***** SUPPLIED INFORMATION *****
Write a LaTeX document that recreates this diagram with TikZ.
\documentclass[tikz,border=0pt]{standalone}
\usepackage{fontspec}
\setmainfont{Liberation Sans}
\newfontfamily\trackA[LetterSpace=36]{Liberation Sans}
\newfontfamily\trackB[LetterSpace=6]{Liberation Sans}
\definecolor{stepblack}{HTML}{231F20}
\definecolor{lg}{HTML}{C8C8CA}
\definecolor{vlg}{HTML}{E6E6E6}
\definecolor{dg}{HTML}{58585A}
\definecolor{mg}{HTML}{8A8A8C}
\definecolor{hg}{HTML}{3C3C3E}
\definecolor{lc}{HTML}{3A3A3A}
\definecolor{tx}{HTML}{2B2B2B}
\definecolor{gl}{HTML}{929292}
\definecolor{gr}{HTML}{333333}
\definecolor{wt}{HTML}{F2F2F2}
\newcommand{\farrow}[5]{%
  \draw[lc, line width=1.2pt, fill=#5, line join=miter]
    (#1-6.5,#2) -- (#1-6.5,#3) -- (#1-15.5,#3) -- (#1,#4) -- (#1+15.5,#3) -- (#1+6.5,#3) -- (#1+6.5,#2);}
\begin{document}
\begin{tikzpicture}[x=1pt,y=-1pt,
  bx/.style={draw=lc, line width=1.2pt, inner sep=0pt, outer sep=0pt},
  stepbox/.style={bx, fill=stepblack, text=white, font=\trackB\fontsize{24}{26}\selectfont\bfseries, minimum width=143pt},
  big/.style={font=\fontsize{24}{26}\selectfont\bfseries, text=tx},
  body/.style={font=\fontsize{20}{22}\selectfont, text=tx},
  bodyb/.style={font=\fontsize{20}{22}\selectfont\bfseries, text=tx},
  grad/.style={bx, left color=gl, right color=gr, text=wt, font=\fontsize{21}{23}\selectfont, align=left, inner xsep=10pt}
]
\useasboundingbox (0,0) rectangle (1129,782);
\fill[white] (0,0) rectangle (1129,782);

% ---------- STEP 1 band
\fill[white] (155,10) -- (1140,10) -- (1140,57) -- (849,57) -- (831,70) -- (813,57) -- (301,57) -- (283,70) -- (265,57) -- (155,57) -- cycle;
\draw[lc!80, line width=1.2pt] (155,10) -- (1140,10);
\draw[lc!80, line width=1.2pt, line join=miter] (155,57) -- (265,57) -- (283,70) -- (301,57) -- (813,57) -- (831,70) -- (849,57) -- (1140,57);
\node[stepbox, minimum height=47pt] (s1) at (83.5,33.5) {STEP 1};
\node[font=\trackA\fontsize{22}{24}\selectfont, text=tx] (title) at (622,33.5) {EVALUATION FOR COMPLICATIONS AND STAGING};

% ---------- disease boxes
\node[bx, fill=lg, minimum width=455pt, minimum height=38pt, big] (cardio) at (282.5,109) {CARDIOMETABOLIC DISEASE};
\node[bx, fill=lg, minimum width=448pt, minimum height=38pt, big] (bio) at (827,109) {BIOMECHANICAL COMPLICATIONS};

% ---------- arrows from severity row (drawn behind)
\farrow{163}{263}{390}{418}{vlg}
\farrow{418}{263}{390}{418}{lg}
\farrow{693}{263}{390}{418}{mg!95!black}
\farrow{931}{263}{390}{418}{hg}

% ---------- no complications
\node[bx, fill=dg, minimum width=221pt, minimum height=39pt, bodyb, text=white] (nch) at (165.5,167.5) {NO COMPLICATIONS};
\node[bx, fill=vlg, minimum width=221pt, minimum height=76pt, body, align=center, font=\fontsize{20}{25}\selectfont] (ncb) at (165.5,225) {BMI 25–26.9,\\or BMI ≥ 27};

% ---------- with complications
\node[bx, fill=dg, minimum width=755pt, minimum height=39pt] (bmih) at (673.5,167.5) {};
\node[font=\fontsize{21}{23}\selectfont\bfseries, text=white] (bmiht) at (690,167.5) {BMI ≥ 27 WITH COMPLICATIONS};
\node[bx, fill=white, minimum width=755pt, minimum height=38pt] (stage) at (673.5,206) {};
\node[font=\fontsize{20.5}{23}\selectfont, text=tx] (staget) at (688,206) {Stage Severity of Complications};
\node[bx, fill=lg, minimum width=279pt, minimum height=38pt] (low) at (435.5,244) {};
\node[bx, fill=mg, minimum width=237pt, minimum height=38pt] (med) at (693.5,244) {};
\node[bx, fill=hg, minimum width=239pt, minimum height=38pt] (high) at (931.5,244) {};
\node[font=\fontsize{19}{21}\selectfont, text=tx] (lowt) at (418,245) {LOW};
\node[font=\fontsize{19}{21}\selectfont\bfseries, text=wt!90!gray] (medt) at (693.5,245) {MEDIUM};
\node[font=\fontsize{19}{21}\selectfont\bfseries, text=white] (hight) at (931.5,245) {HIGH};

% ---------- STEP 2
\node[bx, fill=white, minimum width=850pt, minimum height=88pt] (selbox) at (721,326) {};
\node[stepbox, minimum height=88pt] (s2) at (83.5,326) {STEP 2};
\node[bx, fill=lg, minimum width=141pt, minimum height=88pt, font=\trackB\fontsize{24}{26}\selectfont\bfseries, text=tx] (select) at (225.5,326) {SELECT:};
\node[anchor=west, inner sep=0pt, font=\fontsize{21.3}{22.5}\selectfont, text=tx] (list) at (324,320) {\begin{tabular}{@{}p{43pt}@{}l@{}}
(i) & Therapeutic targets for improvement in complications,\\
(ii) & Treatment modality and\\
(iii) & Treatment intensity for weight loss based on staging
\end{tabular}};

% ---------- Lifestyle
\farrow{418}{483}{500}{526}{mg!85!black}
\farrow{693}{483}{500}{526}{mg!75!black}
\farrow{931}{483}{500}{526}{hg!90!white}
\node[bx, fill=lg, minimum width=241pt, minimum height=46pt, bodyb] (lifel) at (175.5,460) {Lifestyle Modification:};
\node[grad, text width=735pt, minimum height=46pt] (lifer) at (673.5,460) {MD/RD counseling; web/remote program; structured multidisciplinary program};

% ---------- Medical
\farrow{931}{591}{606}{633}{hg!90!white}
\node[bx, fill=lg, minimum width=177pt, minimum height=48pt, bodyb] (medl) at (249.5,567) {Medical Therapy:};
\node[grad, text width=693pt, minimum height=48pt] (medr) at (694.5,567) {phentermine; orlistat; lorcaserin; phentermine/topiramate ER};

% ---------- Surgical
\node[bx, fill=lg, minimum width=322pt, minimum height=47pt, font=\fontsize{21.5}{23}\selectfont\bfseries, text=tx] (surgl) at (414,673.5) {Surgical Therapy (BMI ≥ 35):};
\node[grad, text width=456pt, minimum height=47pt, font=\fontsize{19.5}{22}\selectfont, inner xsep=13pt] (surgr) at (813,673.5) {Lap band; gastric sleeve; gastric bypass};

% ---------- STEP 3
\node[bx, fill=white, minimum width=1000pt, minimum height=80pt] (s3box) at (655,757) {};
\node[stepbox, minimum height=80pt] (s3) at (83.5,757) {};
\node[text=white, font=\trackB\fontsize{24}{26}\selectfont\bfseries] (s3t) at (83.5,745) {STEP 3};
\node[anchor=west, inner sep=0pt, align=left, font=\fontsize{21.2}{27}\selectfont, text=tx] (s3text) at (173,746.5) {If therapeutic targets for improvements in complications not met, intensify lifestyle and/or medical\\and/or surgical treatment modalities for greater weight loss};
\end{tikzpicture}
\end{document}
*****
• PROBLEM TO WORK ON:
Your task is to transcribe the material exactly.

• TASK OUTPUT:
Write a LaTeX document that recreates this diagram with TikZ.
\documentclass[tikz,border=0pt]{standalone}
\usepackage{fontspec}
\setmainfont{Liberation Sans}
\newfontfamily\trackA[LetterSpace=36]{Liberation Sans}
\newfontfamily\trackB[LetterSpace=6]{Liberation Sans}
\definecolor{stepblack}{HTML}{231F20}
\definecolor{lg}{HTML}{C8C8CA}
\definecolor{vlg}{HTML}{E6E6E6}
\definecolor{dg}{HTML}{58585A}
\definecolor{mg}{HTML}{8A8A8C}
\definecolor{hg}{HTML}{3C3C3E}
\definecolor{lc}{HTML}{3A3A3A}
\definecolor{tx}{HTML}{2B2B2B}
\definecolor{gl}{HTML}{929292}
\definecolor{gr}{HTML}{333333}
\definecolor{wt}{HTML}{F2F2F2}
\newcommand{\farrow}[5]{%
  \draw[lc, line width=1.2pt, fill=#5, line join=miter]
    (#1-6.5,#2) -- (#1-6.5,#3) -- (#1-15.5,#3) -- (#1,#4) -- (#1+15.5,#3) -- (#1+6.5,#3) -- (#1+6.5,#2);}
\begin{document}
\begin{tikzpicture}[x=1pt,y=-1pt,
  bx/.style={draw=lc, line width=1.2pt, inner sep=0pt, outer sep=0pt},
  stepbox/.style={bx, fill=stepblack, text=white, font=\trackB\fontsize{24}{26}\selectfont\bfseries, minimum width=143pt},
  big/.style={font=\fontsize{24}{26}\selectfont\bfseries, text=tx},
  body/.style={font=\fontsize{20}{22}\selectfont, text=tx},
  bodyb/.style={font=\fontsize{20}{22}\selectfont\bfseries, text=tx},
  grad/.style={bx, left color=gl, right color=gr, text=wt, font=\fontsize{21}{23}\selectfont, align=left, inner xsep=10pt}
]
\useasboundingbox (0,0) rectangle (1129,782);
\fill[white] (0,0) rectangle (1129,782);

% ---------- STEP 1 band
\fill[white] (155,10) -- (1140,10) -- (1140,57) -- (849,57) -- (831,70) -- (813,57) -- (301,57) -- (283,70) -- (265,57) -- (155,57) -- cycle;
\draw[lc!80, line width=1.2pt] (155,10) -- (1140,10);
\draw[lc!80, line width=1.2pt, line join=miter] (155,57) -- (265,57) -- (283,70) -- (301,57) -- (813,57) -- (831,70) -- (849,57) -- (1140,57);
\node[stepbox, minimum height=47pt] (s1) at (83.5,33.5) {STEP 1};
\node[font=\trackA\fontsize{22}{24}\selectfont, text=tx] (title) at (622,33.5) {EVALUATION FOR COMPLICATIONS AND STAGING};

% ---------- disease boxes
\node[bx, fill=lg, minimum width=455pt, minimum height=38pt, big] (cardio) at (282.5,109) {CARDIOMETABOLIC DISEASE};
\node[bx, fill=lg, minimum width=448pt, minimum height=38pt, big] (bio) at (827,109) {BIOMECHANICAL COMPLICATIONS};

% ---------- arrows from severity row (drawn behind)
\farrow{163}{263}{390}{418}{vlg}
\farrow{418}{263}{390}{418}{lg}
\farrow{693}{263}{390}{418}{mg!95!black}
\farrow{931}{263}{390}{418}{hg}

% ---------- no complications
\node[bx, fill=dg, minimum width=221pt, minimum height=39pt, bodyb, text=white] (nch) at (165.5,167.5) {NO COMPLICATIONS};
\node[bx, fill=vlg, minimum width=221pt, minimum height=76pt, body, align=center, font=\fontsize{20}{25}\selectfont] (ncb) at (165.5,225) {BMI 25–26.9,\\or BMI ≥ 27};

% ---------- with complications
\node[bx, fill=dg, minimum width=755pt, minimum height=39pt] (bmih) at (673.5,167.5) {};
\node[font=\fontsize{21}{23}\selectfont\bfseries, text=white] (bmiht) at (690,167.5) {BMI ≥ 27 WITH COMPLICATIONS};
\node[bx, fill=white, minimum width=755pt, minimum height=38pt] (stage) at (673.5,206) {};
\node[font=\fontsize{20.5}{23}\selectfont, text=tx] (staget) at (688,206) {Stage Severity of Complications};
\node[bx, fill=lg, minimum width=279pt, minimum height=38pt] (low) at (435.5,244) {};
\node[bx, fill=mg, minimum width=237pt, minimum height=38pt] (med) at (693.5,244) {};
\node[bx, fill=hg, minimum width=239pt, minimum height=38pt] (high) at (931.5,244) {};
\node[font=\fontsize{19}{21}\selectfont, text=tx] (lowt) at (418,245) {LOW};
\node[font=\fontsize{19}{21}\selectfont\bfseries, text=wt!90!gray] (medt) at (693.5,245) {MEDIUM};
\node[font=\fontsize{19}{21}\selectfont\bfseries, text=white] (hight) at (931.5,245) {HIGH};

% ---------- STEP 2
\node[bx, fill=white, minimum width=850pt, minimum height=88pt] (selbox) at (721,326) {};
\node[stepbox, minimum height=88pt] (s2) at (83.5,326) {STEP 2};
\node[bx, fill=lg, minimum width=141pt, minimum height=88pt, font=\trackB\fontsize{24}{26}\selectfont\bfseries, text=tx] (select) at (225.5,326) {SELECT:};
\node[anchor=west, inner sep=0pt, font=\fontsize{21.3}{22.5}\selectfont, text=tx] (list) at (324,320) {\begin{tabular}{@{}p{43pt}@{}l@{}}
(i) & Therapeutic targets for improvement in complications,\\
(ii) & Treatment modality and\\
(iii) & Treatment intensity for weight loss based on staging
\end{tabular}};

% ---------- Lifestyle
\farrow{418}{483}{500}{526}{mg!85!black}
\farrow{693}{483}{500}{526}{mg!75!black}
\farrow{931}{483}{500}{526}{hg!90!white}
\node[bx, fill=lg, minimum width=241pt, minimum height=46pt, bodyb] (lifel) at (175.5,460) {Lifestyle Modification:};
\node[grad, text width=735pt, minimum height=46pt] (lifer) at (673.5,460) {MD/RD counseling; web/remote program; structured multidisciplinary program};

% ---------- Medical
\farrow{931}{591}{606}{633}{hg!90!white}
\node[bx, fill=lg, minimum width=177pt, minimum height=48pt, bodyb] (medl) at (249.5,567) {Medical Therapy:};
\node[grad, text width=693pt, minimum height=48pt] (medr) at (694.5,567) {phentermine; orlistat; lorcaserin; phentermine/topiramate ER};

% ---------- Surgical
\node[bx, fill=lg, minimum width=322pt, minimum height=47pt, font=\fontsize{21.5}{23}\selectfont\bfseries, text=tx] (surgl) at (414,673.5) {Surgical Therapy (BMI ≥ 35):};
\node[grad, text width=456pt, minimum height=47pt, font=\fontsize{19.5}{22}\selectfont, inner xsep=13pt] (surgr) at (813,673.5) {Lap band; gastric sleeve; gastric bypass};

% ---------- STEP 3
\node[bx, fill=white, minimum width=1000pt, minimum height=80pt] (s3box) at (655,757) {};
\node[stepbox, minimum height=80pt] (s3) at (83.5,757) {};
\node[text=white, font=\trackB\fontsize{24}{26}\selectfont\bfseries] (s3t) at (83.5,745) {STEP 3};
\node[anchor=west, inner sep=0pt, align=left, font=\fontsize{21.2}{27}\selectfont, text=tx] (s3text) at (173,746.5) {If therapeutic targets for improvements in complications not met, intensify lifestyle and/or medical\\and/or surgical treatment modalities for greater weight loss};
\end{tikzpicture}
\end{document}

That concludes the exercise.